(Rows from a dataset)
= = = = =

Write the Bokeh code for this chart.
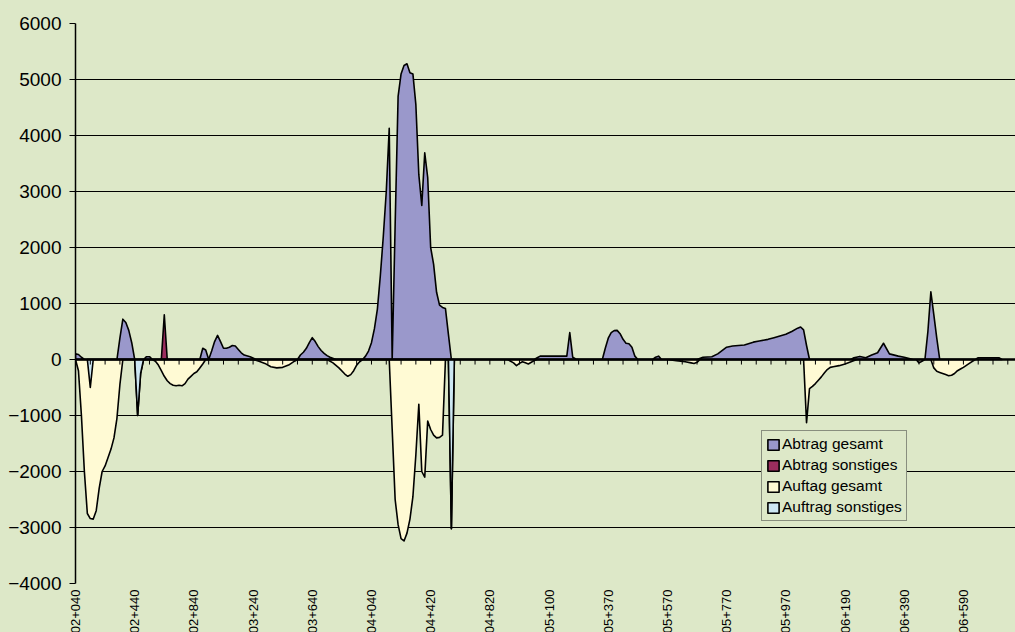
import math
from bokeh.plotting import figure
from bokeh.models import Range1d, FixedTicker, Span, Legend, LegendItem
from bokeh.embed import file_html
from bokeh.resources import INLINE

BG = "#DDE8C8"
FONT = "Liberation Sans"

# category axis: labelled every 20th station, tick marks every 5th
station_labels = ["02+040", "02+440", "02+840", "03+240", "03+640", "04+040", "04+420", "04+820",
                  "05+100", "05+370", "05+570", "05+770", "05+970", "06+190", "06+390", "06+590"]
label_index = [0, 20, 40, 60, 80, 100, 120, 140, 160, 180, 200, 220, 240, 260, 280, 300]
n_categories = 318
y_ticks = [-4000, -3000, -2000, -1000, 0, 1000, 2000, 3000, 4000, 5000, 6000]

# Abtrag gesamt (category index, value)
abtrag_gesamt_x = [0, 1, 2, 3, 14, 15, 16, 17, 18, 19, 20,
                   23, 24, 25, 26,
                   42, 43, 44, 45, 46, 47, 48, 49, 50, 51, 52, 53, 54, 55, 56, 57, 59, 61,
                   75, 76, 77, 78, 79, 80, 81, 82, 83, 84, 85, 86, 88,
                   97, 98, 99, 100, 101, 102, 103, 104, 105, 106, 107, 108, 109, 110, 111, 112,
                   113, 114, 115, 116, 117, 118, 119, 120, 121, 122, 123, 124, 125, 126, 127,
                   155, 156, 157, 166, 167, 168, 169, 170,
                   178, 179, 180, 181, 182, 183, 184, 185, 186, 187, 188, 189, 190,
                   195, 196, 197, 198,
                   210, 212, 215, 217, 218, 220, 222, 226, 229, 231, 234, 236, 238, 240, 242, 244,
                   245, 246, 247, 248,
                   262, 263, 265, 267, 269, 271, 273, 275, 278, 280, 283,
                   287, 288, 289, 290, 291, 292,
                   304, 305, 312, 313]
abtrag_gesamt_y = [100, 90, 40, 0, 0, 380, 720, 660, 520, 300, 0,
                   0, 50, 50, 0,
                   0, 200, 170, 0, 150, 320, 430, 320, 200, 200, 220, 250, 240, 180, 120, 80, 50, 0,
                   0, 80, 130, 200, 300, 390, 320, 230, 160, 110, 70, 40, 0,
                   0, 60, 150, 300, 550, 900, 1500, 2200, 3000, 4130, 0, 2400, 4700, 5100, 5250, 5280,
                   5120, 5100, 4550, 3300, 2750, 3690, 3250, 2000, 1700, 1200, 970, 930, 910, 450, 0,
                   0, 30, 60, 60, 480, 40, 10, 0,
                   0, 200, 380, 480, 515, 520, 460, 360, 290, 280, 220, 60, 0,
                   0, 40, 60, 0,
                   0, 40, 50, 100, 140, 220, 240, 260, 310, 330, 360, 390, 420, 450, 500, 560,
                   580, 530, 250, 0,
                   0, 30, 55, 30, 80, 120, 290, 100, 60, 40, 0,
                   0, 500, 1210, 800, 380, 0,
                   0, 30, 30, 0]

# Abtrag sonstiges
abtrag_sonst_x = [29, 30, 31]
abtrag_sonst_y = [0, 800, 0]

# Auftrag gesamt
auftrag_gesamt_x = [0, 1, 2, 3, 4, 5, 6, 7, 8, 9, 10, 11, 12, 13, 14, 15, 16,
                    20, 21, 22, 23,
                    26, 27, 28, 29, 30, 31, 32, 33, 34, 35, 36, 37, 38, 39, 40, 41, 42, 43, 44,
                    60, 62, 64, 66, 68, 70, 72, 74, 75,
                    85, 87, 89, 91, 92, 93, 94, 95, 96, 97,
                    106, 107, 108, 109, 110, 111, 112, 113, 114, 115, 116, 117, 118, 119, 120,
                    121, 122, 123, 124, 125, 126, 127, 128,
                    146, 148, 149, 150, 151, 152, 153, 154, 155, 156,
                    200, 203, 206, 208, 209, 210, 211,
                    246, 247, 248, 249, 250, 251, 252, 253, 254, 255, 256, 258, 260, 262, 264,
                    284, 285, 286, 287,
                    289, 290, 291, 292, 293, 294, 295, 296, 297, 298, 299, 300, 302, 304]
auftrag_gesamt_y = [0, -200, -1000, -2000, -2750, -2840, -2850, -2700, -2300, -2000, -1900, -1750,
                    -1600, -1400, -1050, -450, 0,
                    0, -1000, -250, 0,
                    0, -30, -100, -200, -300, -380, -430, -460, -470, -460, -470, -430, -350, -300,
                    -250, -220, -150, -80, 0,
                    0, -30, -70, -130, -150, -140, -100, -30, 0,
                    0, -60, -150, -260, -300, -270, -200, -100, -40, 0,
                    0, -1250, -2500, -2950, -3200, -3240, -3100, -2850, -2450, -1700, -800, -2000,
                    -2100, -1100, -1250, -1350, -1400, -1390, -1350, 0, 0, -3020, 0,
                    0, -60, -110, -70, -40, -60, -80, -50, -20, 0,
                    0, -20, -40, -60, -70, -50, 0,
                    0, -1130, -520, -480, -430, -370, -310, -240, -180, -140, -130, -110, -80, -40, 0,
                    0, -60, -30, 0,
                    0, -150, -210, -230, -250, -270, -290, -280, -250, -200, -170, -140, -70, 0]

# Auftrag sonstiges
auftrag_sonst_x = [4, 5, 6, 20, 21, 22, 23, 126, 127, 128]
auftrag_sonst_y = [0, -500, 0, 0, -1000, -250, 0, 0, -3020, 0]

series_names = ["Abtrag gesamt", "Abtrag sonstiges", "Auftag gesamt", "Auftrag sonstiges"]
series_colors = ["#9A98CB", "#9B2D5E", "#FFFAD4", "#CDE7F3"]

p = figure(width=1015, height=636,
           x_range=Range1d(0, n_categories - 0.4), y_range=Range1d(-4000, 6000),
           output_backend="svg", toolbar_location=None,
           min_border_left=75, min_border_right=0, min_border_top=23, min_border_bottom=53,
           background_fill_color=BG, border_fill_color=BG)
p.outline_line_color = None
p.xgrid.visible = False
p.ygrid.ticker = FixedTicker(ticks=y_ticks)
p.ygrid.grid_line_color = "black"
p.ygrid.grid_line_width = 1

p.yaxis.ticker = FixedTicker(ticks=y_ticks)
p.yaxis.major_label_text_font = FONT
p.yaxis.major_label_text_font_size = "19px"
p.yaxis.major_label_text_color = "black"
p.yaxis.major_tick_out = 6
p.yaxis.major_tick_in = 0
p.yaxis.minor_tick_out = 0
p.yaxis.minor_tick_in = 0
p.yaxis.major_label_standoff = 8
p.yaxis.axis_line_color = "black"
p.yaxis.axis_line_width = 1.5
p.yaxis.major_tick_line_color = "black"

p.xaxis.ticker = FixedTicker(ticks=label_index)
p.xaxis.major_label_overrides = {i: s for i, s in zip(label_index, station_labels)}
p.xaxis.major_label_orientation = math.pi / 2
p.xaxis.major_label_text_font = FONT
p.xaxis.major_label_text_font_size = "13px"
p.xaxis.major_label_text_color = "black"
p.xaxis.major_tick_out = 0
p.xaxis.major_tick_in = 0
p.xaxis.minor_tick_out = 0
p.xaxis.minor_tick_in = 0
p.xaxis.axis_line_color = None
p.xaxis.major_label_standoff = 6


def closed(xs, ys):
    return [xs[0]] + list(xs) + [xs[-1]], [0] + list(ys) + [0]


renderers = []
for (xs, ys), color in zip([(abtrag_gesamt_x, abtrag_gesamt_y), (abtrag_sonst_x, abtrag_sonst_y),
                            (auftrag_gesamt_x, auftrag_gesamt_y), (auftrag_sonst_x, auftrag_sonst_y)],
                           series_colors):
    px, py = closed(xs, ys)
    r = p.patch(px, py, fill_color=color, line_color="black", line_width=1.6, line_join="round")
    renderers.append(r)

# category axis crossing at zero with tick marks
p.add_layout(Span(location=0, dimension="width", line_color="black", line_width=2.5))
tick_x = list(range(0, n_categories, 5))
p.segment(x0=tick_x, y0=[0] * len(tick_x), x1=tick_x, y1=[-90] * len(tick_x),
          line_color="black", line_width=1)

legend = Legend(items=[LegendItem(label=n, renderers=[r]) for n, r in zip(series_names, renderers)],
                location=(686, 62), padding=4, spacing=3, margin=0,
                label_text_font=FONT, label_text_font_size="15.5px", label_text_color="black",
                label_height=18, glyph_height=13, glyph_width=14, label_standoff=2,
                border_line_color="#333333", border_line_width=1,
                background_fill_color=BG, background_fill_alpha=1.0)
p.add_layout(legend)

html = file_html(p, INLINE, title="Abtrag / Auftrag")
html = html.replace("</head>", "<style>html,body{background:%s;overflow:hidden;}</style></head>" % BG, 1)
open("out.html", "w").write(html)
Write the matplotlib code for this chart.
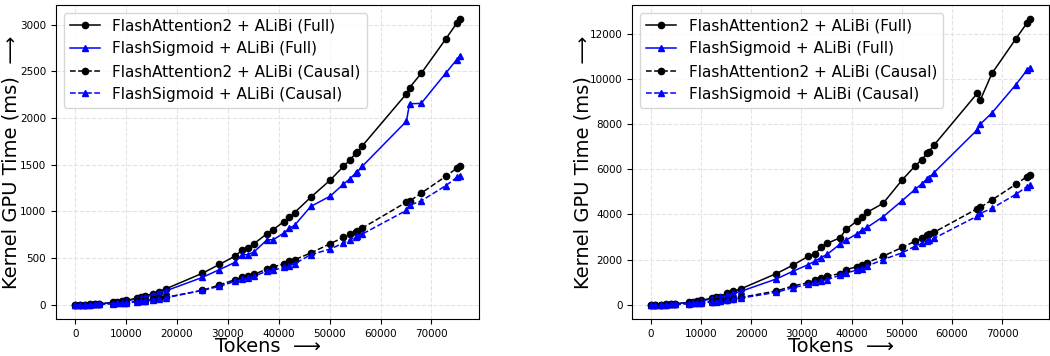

= = = = =

**Task objective**
Can the lines from the start of the records through the line with "4000, 5000, 6000]" be given again exactly, with the pictures left out?

**Response**
Write the Bokeh code for this chart.
import math
from bokeh.plotting import figure
from bokeh.models import Range1d, FixedTicker, Span, Legend, LegendItem
from bokeh.embed import file_html
from bokeh.resources import INLINE

BG = "#DDE8C8"
FONT = "Liberation Sans"

# category axis: labelled every 20th station, tick marks every 5th
station_labels = ["02+040", "02+440", "02+840", "03+240", "03+640", "04+040", "04+420", "04+820",
                  "05+100", "05+370", "05+570", "05+770", "05+970", "06+190", "06+390", "06+590"]
label_index = [0, 20, 40, 60, 80, 100, 120, 140, 160, 180, 200, 220, 240, 260, 280, 300]
n_categories = 318
y_ticks = [-4000, -3000, -2000, -1000, 0, 1000, 2000, 3000, 4000, 5000, 6000]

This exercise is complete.